The first line of a csv file usually contains the names of each column, so it is unique from the other lines. We usually handle this first line outside any kind of for- or while-loop.

To remove the “\n” (newline character) at the end of the header, we can slice it off using line[:-1]. This is called “mungeing the data”–editing it into a proper or more useable format.

# files3.py

input_file = open("grades.csv", "r")
output_file = open("grades2.csv", "w")

# Edit Header
header = input_file.readline()    # grabs header only
header = header[:-1] + ", Average"	# slice off the \n at the end of the line

input_file.close()
output_file.close()

Munge the Data Lines

We will run into the same problem with newline characters at the end of each of our csv lines. We can deal with this by using the same slice technique we did with the header. Then we use the split(", ") method to separate the line into elements in a list.

It’s a good idea to test your code with lots of print() statements to make sure your variables mean what you think they mean (that they actually contain the data you think). At this point, we want to use print(values) to test how our code is processing the data of the csv file.

# files3.py

input_file = open("grades.csv", "r")
output_file = open("grades2.csv", "w")

# Edit Header
line = input_file.readline()    # grabs header only
line = line[-1] + ", Average"	# slice off the \n at the end of the line

for line in input_file:
    line = line[:-1]
    values = line.split(", ") 

    print(values)

input_file.close()
output_file.close()

Calculating the Average

The next step is to calculate the average score for each student.

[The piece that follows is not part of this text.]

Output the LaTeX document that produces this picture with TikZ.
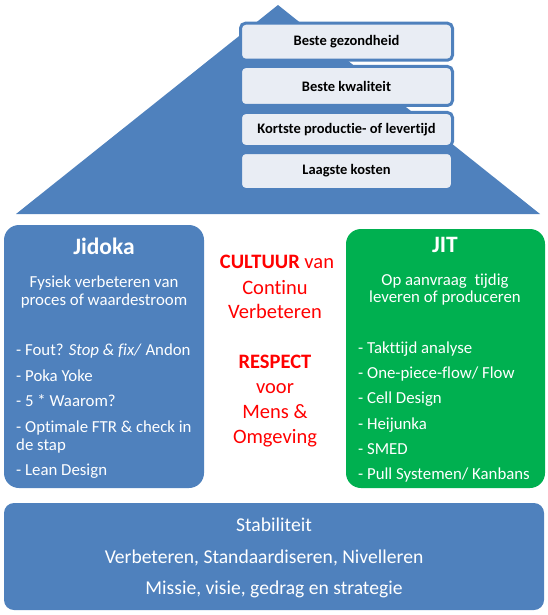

Once again, we should test our code with print(values) and print(line).

# files3.py

input_file = open("grades.csv", "r")
output_file = open("grades2.csv", "w")

# Edit header
header = input_file.readline()
header = header[:-1]
header += ", Average"
output_file.write(header + "\n")

# Edit data
for line in input_file:
    line = line[:-1]
    values = line.split(", ")

    # find average
    average = round((int(values[1]) + int(values[2])) / 2)
    print(line + "\n")

input_file.close()
output_file.close()

Adding Average Score to CSV Line

Now that we are calculating the average scores correctly for each student, the next step is to concatenate this score to the line string in the proper csv format.

# files3.py

input_file = open("grades.csv", "r")
output_file = open("grades2.csv", "w")

# Edit header
header = input_file.readline()
header = header[:-1]
header += ", Average"
output_file.write(header + "\n")

# Edit data
for line in input_file:
    line = line[:-1]
    values = line.split(", ")

    # find average
    average = round((int(values[1]) + int(values[2])) / 2)
    line += ", " + str(average)
    print(line + "\n")

input_file.close()
output_file.close()

Testing and Writing File Output

Our program is now reading data correctly, calculating and adding the average score to each data line, and printing to the screen correctly (once we delete all other print() statements we created in development).

Finally, we replace the print statements with output_file.write; the parameters stay exactly the same:

# files3.py

input_file = open("grades.csv", "r")
output_file = open("grades2.csv", "w")

# Edit header
header = input_file.readline()
header = header[:-1]
header += ", Average"
output_file.write(header + "\n")

# Edit data
for line in input_file:
    line = line[:-1]
    values = line.split(", ")

    # find average
    average = round((int(values[1]) + int(values[2])) / 2)
    line += ", " + str(average)
    output_file.write(line + "\n")


input_file.close()
output_file.close()